Write out only the span of lines that begins at the line with "Write the Bokeh code for this chart." and ends at the line with "from bokeh.resources import INLINE". Keep both end lines, word for word.

## MATERIAL
[start]

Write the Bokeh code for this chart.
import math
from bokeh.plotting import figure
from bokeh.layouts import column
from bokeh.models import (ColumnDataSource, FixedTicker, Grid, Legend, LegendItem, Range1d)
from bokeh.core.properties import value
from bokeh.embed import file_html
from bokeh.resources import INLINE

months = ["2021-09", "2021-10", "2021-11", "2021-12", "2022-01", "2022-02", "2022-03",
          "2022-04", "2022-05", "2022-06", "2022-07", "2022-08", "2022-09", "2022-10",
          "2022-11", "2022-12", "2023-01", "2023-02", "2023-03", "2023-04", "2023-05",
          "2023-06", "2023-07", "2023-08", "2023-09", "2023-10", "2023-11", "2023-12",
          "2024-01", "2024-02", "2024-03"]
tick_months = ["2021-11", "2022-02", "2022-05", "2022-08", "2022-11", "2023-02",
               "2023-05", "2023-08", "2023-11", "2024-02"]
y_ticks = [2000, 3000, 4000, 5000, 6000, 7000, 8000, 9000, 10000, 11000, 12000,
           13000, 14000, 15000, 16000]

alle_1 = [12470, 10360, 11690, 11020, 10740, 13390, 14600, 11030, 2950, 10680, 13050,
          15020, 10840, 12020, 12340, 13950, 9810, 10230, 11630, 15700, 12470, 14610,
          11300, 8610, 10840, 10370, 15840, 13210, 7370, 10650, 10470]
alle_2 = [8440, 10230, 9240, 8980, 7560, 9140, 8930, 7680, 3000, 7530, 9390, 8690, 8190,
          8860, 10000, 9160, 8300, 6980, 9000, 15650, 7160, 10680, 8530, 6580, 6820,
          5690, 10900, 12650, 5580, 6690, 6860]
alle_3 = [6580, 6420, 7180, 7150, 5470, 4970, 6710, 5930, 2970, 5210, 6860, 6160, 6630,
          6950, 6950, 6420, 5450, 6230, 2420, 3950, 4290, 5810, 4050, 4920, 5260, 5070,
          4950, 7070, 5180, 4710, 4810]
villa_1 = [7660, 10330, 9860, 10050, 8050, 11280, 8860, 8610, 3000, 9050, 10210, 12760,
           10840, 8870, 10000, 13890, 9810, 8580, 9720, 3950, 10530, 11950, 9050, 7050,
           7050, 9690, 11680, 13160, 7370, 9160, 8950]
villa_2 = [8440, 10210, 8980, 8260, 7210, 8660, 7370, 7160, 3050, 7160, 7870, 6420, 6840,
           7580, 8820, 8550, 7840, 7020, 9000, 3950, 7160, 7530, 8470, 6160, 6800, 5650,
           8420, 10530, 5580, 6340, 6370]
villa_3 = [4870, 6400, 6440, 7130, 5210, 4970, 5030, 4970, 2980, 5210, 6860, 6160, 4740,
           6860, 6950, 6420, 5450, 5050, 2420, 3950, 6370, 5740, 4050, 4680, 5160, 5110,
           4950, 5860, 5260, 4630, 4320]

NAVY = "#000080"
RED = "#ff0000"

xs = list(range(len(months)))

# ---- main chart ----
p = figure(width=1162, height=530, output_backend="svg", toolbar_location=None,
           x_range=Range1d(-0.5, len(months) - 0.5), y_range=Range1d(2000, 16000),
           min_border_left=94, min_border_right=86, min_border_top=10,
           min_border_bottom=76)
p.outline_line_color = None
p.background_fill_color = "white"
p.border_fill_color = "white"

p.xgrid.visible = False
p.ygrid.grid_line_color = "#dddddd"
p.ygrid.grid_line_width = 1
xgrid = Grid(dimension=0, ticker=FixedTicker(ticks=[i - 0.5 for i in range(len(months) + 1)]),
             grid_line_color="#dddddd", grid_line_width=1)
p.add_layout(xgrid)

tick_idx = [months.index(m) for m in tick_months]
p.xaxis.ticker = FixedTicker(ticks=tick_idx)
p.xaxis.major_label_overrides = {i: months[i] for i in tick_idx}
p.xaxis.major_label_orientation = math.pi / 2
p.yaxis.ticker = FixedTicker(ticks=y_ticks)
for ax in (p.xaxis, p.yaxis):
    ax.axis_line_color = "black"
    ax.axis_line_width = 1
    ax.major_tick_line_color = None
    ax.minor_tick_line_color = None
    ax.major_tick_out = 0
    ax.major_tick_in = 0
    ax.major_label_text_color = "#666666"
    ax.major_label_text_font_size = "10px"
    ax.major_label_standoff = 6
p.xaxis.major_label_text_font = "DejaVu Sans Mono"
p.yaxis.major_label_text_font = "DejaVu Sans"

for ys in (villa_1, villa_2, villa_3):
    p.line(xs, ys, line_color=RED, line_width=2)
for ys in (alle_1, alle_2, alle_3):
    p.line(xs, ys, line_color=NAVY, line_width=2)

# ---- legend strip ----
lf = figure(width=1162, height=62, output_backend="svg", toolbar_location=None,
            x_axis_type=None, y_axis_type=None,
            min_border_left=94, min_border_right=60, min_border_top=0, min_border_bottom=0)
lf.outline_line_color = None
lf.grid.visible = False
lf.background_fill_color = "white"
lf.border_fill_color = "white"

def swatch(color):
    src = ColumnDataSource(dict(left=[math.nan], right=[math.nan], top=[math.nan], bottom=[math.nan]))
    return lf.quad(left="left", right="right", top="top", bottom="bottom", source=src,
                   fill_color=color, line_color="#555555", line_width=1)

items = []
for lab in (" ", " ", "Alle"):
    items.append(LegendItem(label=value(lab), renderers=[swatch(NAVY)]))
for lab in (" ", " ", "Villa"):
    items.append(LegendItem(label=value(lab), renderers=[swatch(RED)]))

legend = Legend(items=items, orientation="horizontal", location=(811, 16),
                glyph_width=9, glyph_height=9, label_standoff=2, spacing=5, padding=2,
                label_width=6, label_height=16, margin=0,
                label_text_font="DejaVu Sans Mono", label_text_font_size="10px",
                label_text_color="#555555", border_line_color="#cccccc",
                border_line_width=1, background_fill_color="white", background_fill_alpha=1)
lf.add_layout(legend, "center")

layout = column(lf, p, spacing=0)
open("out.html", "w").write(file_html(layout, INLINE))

[end]
[start]

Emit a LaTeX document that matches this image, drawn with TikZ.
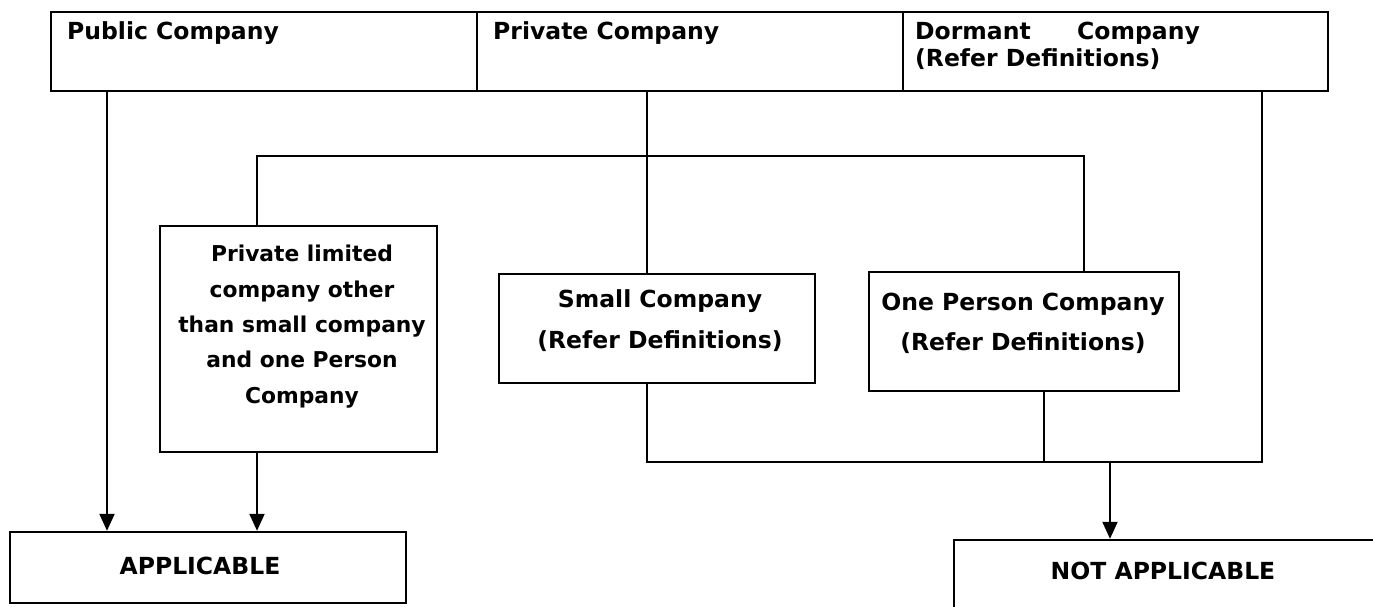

[end]
[start]

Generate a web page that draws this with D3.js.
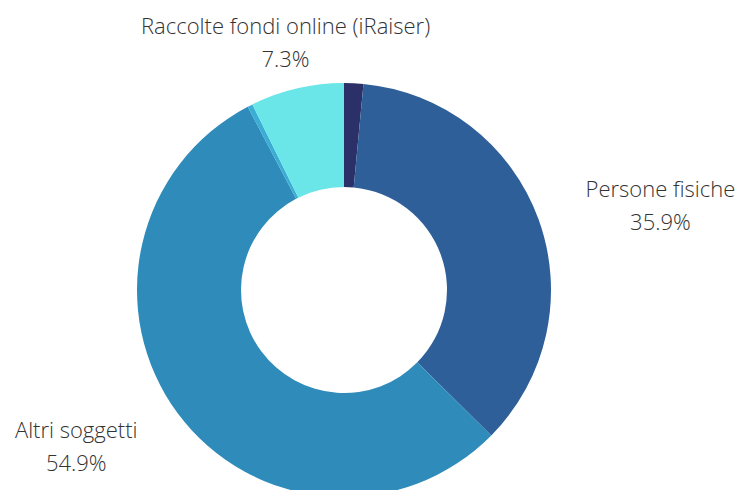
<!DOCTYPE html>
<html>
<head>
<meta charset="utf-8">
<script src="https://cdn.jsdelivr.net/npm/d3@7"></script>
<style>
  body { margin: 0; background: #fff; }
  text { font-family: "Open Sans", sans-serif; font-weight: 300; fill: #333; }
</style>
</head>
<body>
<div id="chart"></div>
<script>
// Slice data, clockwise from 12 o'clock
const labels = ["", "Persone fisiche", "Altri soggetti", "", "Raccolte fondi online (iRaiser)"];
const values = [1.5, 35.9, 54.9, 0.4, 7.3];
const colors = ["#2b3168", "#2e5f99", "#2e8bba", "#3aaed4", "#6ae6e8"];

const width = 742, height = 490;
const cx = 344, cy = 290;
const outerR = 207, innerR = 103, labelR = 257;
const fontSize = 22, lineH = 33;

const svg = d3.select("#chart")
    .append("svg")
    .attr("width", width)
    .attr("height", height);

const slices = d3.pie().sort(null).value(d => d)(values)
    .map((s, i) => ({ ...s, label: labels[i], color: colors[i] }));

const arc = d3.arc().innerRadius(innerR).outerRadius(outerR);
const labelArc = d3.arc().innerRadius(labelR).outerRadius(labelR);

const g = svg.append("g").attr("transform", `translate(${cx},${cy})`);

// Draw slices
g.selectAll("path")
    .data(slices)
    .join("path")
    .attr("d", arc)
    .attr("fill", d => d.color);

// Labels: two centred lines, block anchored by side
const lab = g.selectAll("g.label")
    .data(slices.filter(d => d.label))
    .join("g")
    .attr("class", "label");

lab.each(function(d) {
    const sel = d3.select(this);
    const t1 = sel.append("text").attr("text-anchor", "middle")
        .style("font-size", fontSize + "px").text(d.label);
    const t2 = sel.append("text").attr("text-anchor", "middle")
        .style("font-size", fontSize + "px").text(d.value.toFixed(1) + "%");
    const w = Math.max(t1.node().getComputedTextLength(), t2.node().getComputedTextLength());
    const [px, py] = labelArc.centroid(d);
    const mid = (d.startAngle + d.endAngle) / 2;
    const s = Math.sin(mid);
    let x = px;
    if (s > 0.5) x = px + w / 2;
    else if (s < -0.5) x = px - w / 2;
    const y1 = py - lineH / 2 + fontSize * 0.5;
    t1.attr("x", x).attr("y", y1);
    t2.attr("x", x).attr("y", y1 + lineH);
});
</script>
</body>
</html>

[end]

## RESULT OF THE EXERCISE
Write the Bokeh code for this chart.
import math
from bokeh.plotting import figure
from bokeh.layouts import column
from bokeh.models import (ColumnDataSource, FixedTicker, Grid, Legend, LegendItem, Range1d)
from bokeh.core.properties import value
from bokeh.embed import file_html
from bokeh.resources import INLINE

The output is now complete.